------ Source material ------

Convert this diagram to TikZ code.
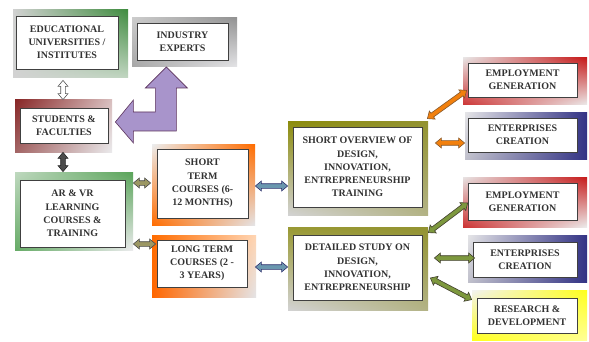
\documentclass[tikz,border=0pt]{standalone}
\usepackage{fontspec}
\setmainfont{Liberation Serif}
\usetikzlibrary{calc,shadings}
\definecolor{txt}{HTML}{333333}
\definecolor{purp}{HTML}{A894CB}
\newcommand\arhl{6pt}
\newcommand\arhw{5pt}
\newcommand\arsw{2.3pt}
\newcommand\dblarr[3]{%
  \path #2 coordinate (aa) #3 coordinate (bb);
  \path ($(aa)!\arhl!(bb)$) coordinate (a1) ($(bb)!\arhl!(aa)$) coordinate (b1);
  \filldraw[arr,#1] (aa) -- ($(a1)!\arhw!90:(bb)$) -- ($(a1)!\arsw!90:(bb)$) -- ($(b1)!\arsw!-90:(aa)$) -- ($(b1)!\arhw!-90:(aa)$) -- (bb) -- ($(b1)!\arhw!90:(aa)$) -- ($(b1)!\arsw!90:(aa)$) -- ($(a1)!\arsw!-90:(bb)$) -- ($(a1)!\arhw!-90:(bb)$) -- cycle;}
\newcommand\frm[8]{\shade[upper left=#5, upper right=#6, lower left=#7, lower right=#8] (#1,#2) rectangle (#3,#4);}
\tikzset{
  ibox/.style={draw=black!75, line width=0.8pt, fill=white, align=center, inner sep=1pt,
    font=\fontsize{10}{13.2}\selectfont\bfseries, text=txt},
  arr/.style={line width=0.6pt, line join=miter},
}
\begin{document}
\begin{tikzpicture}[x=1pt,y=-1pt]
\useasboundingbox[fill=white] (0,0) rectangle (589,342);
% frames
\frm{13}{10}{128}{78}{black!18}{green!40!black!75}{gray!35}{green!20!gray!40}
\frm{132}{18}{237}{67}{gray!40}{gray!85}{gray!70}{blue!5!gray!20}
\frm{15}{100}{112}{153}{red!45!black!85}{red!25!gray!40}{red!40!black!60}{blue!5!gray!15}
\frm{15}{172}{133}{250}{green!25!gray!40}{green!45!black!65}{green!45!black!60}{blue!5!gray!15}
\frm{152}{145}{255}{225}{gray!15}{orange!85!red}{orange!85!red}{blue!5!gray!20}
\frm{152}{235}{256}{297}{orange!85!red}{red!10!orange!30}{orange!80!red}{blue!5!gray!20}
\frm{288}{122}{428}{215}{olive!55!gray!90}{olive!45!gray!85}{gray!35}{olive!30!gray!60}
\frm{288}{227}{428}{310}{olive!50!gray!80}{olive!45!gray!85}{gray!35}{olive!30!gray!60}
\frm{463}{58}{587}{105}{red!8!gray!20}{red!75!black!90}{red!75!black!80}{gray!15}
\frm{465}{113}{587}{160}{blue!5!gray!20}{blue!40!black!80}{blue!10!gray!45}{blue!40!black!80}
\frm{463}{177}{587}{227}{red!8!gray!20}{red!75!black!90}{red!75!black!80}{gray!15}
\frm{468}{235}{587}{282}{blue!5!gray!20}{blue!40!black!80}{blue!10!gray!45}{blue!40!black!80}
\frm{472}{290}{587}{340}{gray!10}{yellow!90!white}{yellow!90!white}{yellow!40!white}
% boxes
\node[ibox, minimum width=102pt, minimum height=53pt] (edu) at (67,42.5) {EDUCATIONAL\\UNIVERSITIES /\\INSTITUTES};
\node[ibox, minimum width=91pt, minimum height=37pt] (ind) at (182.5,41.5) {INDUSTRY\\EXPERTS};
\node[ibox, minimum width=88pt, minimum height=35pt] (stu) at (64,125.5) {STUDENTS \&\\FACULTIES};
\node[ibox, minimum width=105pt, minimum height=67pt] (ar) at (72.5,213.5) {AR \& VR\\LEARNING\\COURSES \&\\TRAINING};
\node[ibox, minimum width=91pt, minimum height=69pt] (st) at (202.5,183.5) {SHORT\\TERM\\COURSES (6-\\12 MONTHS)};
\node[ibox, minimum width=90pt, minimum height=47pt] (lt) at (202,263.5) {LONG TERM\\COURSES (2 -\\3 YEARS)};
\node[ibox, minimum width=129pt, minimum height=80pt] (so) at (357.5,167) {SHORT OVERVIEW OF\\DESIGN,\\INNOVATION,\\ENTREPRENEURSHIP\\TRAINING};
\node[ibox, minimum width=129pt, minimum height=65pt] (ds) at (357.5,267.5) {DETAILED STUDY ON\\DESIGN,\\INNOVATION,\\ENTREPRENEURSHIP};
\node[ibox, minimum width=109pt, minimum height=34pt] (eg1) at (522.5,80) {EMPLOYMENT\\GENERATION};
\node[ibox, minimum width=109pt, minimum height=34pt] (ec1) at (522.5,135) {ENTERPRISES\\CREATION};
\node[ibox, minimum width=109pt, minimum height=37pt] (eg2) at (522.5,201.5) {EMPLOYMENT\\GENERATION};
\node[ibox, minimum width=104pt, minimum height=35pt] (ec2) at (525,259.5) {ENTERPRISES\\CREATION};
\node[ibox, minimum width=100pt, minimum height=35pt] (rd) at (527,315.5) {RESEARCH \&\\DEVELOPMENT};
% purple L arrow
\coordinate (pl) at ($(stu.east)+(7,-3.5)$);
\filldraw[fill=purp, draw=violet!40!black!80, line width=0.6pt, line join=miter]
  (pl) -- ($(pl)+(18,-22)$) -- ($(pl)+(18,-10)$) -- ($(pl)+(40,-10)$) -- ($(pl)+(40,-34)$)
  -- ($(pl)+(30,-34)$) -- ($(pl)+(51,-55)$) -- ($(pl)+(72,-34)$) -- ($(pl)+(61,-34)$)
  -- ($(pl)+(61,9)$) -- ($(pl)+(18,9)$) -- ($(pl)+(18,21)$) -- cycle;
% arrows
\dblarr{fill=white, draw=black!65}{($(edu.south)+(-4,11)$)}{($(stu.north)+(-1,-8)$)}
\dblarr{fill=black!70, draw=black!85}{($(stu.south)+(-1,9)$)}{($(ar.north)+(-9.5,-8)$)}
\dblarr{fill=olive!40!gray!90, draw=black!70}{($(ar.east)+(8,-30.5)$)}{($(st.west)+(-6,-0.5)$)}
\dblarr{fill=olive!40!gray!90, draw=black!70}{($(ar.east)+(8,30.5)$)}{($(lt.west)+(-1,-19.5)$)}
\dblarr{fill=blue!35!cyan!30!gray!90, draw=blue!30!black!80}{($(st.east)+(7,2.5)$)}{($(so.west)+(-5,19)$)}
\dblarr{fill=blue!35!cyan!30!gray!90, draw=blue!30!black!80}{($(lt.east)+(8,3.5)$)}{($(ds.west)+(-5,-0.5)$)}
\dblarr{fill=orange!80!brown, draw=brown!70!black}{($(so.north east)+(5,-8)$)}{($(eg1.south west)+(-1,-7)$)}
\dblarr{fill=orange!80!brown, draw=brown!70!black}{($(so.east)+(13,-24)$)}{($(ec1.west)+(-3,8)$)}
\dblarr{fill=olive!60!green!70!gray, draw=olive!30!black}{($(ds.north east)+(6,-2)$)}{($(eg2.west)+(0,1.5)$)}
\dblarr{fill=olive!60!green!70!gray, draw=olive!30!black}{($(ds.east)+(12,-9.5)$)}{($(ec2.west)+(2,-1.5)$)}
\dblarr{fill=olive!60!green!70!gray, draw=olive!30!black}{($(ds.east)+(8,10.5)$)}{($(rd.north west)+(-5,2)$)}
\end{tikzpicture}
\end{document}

------

**Task brief:** In your copy of the listing above, reproduce each line exactly and omit all pictures.

**The output:**
Convert this diagram to TikZ code.
\documentclass[tikz,border=0pt]{standalone}
\usepackage{fontspec}
\setmainfont{Liberation Serif}
\usetikzlibrary{calc,shadings}
\definecolor{txt}{HTML}{333333}
\definecolor{purp}{HTML}{A894CB}
\newcommand\arhl{6pt}
\newcommand\arhw{5pt}
\newcommand\arsw{2.3pt}
\newcommand\dblarr[3]{%
  \path #2 coordinate (aa) #3 coordinate (bb);
  \path ($(aa)!\arhl!(bb)$) coordinate (a1) ($(bb)!\arhl!(aa)$) coordinate (b1);
  \filldraw[arr,#1] (aa) -- ($(a1)!\arhw!90:(bb)$) -- ($(a1)!\arsw!90:(bb)$) -- ($(b1)!\arsw!-90:(aa)$) -- ($(b1)!\arhw!-90:(aa)$) -- (bb) -- ($(b1)!\arhw!90:(aa)$) -- ($(b1)!\arsw!90:(aa)$) -- ($(a1)!\arsw!-90:(bb)$) -- ($(a1)!\arhw!-90:(bb)$) -- cycle;}
\newcommand\frm[8]{\shade[upper left=#5, upper right=#6, lower left=#7, lower right=#8] (#1,#2) rectangle (#3,#4);}
\tikzset{
  ibox/.style={draw=black!75, line width=0.8pt, fill=white, align=center, inner sep=1pt,
    font=\fontsize{10}{13.2}\selectfont\bfseries, text=txt},
  arr/.style={line width=0.6pt, line join=miter},
}
\begin{document}
\begin{tikzpicture}[x=1pt,y=-1pt]
\useasboundingbox[fill=white] (0,0) rectangle (589,342);
% frames
\frm{13}{10}{128}{78}{black!18}{green!40!black!75}{gray!35}{green!20!gray!40}
\frm{132}{18}{237}{67}{gray!40}{gray!85}{gray!70}{blue!5!gray!20}
\frm{15}{100}{112}{153}{red!45!black!85}{red!25!gray!40}{red!40!black!60}{blue!5!gray!15}
\frm{15}{172}{133}{250}{green!25!gray!40}{green!45!black!65}{green!45!black!60}{blue!5!gray!15}
\frm{152}{145}{255}{225}{gray!15}{orange!85!red}{orange!85!red}{blue!5!gray!20}
\frm{152}{235}{256}{297}{orange!85!red}{red!10!orange!30}{orange!80!red}{blue!5!gray!20}
\frm{288}{122}{428}{215}{olive!55!gray!90}{olive!45!gray!85}{gray!35}{olive!30!gray!60}
\frm{288}{227}{428}{310}{olive!50!gray!80}{olive!45!gray!85}{gray!35}{olive!30!gray!60}
\frm{463}{58}{587}{105}{red!8!gray!20}{red!75!black!90}{red!75!black!80}{gray!15}
\frm{465}{113}{587}{160}{blue!5!gray!20}{blue!40!black!80}{blue!10!gray!45}{blue!40!black!80}
\frm{463}{177}{587}{227}{red!8!gray!20}{red!75!black!90}{red!75!black!80}{gray!15}
\frm{468}{235}{587}{282}{blue!5!gray!20}{blue!40!black!80}{blue!10!gray!45}{blue!40!black!80}
\frm{472}{290}{587}{340}{gray!10}{yellow!90!white}{yellow!90!white}{yellow!40!white}
% boxes
\node[ibox, minimum width=102pt, minimum height=53pt] (edu) at (67,42.5) {EDUCATIONAL\\UNIVERSITIES /\\INSTITUTES};
\node[ibox, minimum width=91pt, minimum height=37pt] (ind) at (182.5,41.5) {INDUSTRY\\EXPERTS};
\node[ibox, minimum width=88pt, minimum height=35pt] (stu) at (64,125.5) {STUDENTS \&\\FACULTIES};
\node[ibox, minimum width=105pt, minimum height=67pt] (ar) at (72.5,213.5) {AR \& VR\\LEARNING\\COURSES \&\\TRAINING};
\node[ibox, minimum width=91pt, minimum height=69pt] (st) at (202.5,183.5) {SHORT\\TERM\\COURSES (6-\\12 MONTHS)};
\node[ibox, minimum width=90pt, minimum height=47pt] (lt) at (202,263.5) {LONG TERM\\COURSES (2 -\\3 YEARS)};
\node[ibox, minimum width=129pt, minimum height=80pt] (so) at (357.5,167) {SHORT OVERVIEW OF\\DESIGN,\\INNOVATION,\\ENTREPRENEURSHIP\\TRAINING};
\node[ibox, minimum width=129pt, minimum height=65pt] (ds) at (357.5,267.5) {DETAILED STUDY ON\\DESIGN,\\INNOVATION,\\ENTREPRENEURSHIP};
\node[ibox, minimum width=109pt, minimum height=34pt] (eg1) at (522.5,80) {EMPLOYMENT\\GENERATION};
\node[ibox, minimum width=109pt, minimum height=34pt] (ec1) at (522.5,135) {ENTERPRISES\\CREATION};
\node[ibox, minimum width=109pt, minimum height=37pt] (eg2) at (522.5,201.5) {EMPLOYMENT\\GENERATION};
\node[ibox, minimum width=104pt, minimum height=35pt] (ec2) at (525,259.5) {ENTERPRISES\\CREATION};
\node[ibox, minimum width=100pt, minimum height=35pt] (rd) at (527,315.5) {RESEARCH \&\\DEVELOPMENT};
% purple L arrow
\coordinate (pl) at ($(stu.east)+(7,-3.5)$);
\filldraw[fill=purp, draw=violet!40!black!80, line width=0.6pt, line join=miter]
  (pl) -- ($(pl)+(18,-22)$) -- ($(pl)+(18,-10)$) -- ($(pl)+(40,-10)$) -- ($(pl)+(40,-34)$)
  -- ($(pl)+(30,-34)$) -- ($(pl)+(51,-55)$) -- ($(pl)+(72,-34)$) -- ($(pl)+(61,-34)$)
  -- ($(pl)+(61,9)$) -- ($(pl)+(18,9)$) -- ($(pl)+(18,21)$) -- cycle;
% arrows
\dblarr{fill=white, draw=black!65}{($(edu.south)+(-4,11)$)}{($(stu.north)+(-1,-8)$)}
\dblarr{fill=black!70, draw=black!85}{($(stu.south)+(-1,9)$)}{($(ar.north)+(-9.5,-8)$)}
\dblarr{fill=olive!40!gray!90, draw=black!70}{($(ar.east)+(8,-30.5)$)}{($(st.west)+(-6,-0.5)$)}
\dblarr{fill=olive!40!gray!90, draw=black!70}{($(ar.east)+(8,30.5)$)}{($(lt.west)+(-1,-19.5)$)}
\dblarr{fill=blue!35!cyan!30!gray!90, draw=blue!30!black!80}{($(st.east)+(7,2.5)$)}{($(so.west)+(-5,19)$)}
\dblarr{fill=blue!35!cyan!30!gray!90, draw=blue!30!black!80}{($(lt.east)+(8,3.5)$)}{($(ds.west)+(-5,-0.5)$)}
\dblarr{fill=orange!80!brown, draw=brown!70!black}{($(so.north east)+(5,-8)$)}{($(eg1.south west)+(-1,-7)$)}
\dblarr{fill=orange!80!brown, draw=brown!70!black}{($(so.east)+(13,-24)$)}{($(ec1.west)+(-3,8)$)}
\dblarr{fill=olive!60!green!70!gray, draw=olive!30!black}{($(ds.north east)+(6,-2)$)}{($(eg2.west)+(0,1.5)$)}
\dblarr{fill=olive!60!green!70!gray, draw=olive!30!black}{($(ds.east)+(12,-9.5)$)}{($(ec2.west)+(2,-1.5)$)}
\dblarr{fill=olive!60!green!70!gray, draw=olive!30!black}{($(ds.east)+(8,10.5)$)}{($(rd.north west)+(-5,2)$)}
\end{tikzpicture}
\end{document}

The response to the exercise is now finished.